*TASK GOAL:*
Pull out all lines from the listing below in which the word "matplotlib" appears.

#####

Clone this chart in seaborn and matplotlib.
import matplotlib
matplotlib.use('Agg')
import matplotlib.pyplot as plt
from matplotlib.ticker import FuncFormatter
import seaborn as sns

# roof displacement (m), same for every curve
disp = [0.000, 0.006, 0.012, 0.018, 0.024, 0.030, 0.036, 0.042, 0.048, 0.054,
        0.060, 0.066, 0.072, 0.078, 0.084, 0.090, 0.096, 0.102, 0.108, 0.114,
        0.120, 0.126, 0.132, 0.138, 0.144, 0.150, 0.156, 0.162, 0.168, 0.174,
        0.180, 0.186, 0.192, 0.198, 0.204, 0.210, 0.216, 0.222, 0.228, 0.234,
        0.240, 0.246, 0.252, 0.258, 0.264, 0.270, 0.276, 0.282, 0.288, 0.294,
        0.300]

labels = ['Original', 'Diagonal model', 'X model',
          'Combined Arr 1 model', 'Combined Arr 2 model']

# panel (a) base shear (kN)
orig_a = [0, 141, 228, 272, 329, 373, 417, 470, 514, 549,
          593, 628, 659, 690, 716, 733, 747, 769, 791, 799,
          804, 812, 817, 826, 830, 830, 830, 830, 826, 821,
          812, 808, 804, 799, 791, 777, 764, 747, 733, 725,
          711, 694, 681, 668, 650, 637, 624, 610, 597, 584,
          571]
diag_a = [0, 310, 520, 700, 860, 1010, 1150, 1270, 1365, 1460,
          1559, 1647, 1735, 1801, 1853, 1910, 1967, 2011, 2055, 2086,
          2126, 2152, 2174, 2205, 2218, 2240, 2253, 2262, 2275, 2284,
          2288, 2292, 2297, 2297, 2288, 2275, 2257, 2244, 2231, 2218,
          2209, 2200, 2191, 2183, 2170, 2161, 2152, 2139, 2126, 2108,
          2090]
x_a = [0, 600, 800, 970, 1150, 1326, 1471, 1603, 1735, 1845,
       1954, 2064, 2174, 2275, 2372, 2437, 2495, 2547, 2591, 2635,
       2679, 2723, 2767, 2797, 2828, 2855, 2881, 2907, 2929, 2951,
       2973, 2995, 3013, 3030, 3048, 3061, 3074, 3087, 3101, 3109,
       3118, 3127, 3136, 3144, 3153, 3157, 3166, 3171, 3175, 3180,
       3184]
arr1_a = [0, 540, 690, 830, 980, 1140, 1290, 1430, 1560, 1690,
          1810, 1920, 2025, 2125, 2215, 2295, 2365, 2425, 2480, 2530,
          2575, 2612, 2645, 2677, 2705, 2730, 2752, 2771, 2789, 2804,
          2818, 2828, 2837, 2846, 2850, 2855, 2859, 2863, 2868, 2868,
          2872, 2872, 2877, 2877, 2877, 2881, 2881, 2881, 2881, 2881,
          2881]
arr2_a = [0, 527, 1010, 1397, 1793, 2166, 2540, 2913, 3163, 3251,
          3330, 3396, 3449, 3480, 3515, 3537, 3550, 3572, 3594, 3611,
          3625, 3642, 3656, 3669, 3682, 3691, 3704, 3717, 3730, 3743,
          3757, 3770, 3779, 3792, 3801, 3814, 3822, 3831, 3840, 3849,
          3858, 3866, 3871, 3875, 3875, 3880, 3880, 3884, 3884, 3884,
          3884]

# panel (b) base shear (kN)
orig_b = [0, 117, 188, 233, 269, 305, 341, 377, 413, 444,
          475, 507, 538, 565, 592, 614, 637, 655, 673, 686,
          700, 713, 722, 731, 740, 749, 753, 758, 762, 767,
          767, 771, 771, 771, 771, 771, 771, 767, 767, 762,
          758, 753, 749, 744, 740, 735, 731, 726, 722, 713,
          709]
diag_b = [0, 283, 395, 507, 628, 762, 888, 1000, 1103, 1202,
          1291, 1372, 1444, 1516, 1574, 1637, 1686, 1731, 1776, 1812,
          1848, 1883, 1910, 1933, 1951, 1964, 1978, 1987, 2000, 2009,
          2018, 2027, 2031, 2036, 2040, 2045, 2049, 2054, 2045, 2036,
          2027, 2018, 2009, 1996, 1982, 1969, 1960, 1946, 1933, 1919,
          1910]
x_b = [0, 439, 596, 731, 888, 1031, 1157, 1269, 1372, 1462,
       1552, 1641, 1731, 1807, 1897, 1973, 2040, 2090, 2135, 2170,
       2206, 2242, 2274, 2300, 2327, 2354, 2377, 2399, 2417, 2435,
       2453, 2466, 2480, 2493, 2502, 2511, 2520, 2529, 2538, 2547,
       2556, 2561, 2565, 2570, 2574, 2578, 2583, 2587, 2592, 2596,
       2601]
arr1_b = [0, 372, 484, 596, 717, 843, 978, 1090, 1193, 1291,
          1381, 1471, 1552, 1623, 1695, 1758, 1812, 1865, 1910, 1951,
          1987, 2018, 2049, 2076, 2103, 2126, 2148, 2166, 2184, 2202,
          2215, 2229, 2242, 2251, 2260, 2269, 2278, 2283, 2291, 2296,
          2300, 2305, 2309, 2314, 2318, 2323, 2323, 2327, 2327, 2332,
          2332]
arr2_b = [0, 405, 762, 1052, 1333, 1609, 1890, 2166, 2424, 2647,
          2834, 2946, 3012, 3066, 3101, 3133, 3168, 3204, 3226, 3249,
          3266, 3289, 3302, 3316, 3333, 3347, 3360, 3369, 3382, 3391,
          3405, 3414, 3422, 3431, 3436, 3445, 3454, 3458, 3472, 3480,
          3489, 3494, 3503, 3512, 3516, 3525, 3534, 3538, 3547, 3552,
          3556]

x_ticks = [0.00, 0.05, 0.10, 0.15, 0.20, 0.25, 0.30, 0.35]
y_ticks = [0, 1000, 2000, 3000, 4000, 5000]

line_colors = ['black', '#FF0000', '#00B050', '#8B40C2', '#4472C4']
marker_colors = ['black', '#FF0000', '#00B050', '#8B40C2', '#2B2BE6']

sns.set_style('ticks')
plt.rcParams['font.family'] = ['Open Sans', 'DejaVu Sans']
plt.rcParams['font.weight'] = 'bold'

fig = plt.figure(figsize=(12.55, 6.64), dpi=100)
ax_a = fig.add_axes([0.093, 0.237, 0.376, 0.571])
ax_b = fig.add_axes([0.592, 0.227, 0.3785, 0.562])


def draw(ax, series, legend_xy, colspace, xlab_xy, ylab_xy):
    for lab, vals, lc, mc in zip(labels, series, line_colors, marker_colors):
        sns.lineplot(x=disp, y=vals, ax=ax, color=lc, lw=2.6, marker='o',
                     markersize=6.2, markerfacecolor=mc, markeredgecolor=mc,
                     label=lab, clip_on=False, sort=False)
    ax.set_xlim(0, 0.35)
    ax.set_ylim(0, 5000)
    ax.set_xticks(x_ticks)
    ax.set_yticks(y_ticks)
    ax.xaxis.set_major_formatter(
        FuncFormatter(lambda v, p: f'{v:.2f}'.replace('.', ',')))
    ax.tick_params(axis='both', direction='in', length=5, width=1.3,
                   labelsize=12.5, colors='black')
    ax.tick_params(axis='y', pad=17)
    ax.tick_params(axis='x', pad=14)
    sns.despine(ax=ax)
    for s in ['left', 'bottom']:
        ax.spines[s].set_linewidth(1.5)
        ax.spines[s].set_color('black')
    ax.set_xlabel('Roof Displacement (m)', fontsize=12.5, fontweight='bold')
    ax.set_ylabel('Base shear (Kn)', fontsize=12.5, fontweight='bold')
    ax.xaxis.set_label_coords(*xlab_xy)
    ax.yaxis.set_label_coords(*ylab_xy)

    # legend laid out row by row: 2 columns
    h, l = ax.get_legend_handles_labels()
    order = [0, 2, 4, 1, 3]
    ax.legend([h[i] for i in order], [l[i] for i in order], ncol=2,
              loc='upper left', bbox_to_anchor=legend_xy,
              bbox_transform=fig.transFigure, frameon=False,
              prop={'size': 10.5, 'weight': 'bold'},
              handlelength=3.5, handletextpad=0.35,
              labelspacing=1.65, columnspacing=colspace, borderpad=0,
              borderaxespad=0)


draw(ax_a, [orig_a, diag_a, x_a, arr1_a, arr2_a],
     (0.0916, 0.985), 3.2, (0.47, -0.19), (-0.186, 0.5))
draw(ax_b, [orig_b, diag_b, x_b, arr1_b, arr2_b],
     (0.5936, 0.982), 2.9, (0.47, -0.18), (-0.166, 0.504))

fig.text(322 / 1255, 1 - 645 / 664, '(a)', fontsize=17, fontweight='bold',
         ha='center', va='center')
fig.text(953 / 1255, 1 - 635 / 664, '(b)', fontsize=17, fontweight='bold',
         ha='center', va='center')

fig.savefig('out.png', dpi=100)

#####

*RESULT:*
Clone this chart in seaborn and matplotlib.
import matplotlib
matplotlib.use('Agg')
import matplotlib.pyplot as plt
from matplotlib.ticker import FuncFormatter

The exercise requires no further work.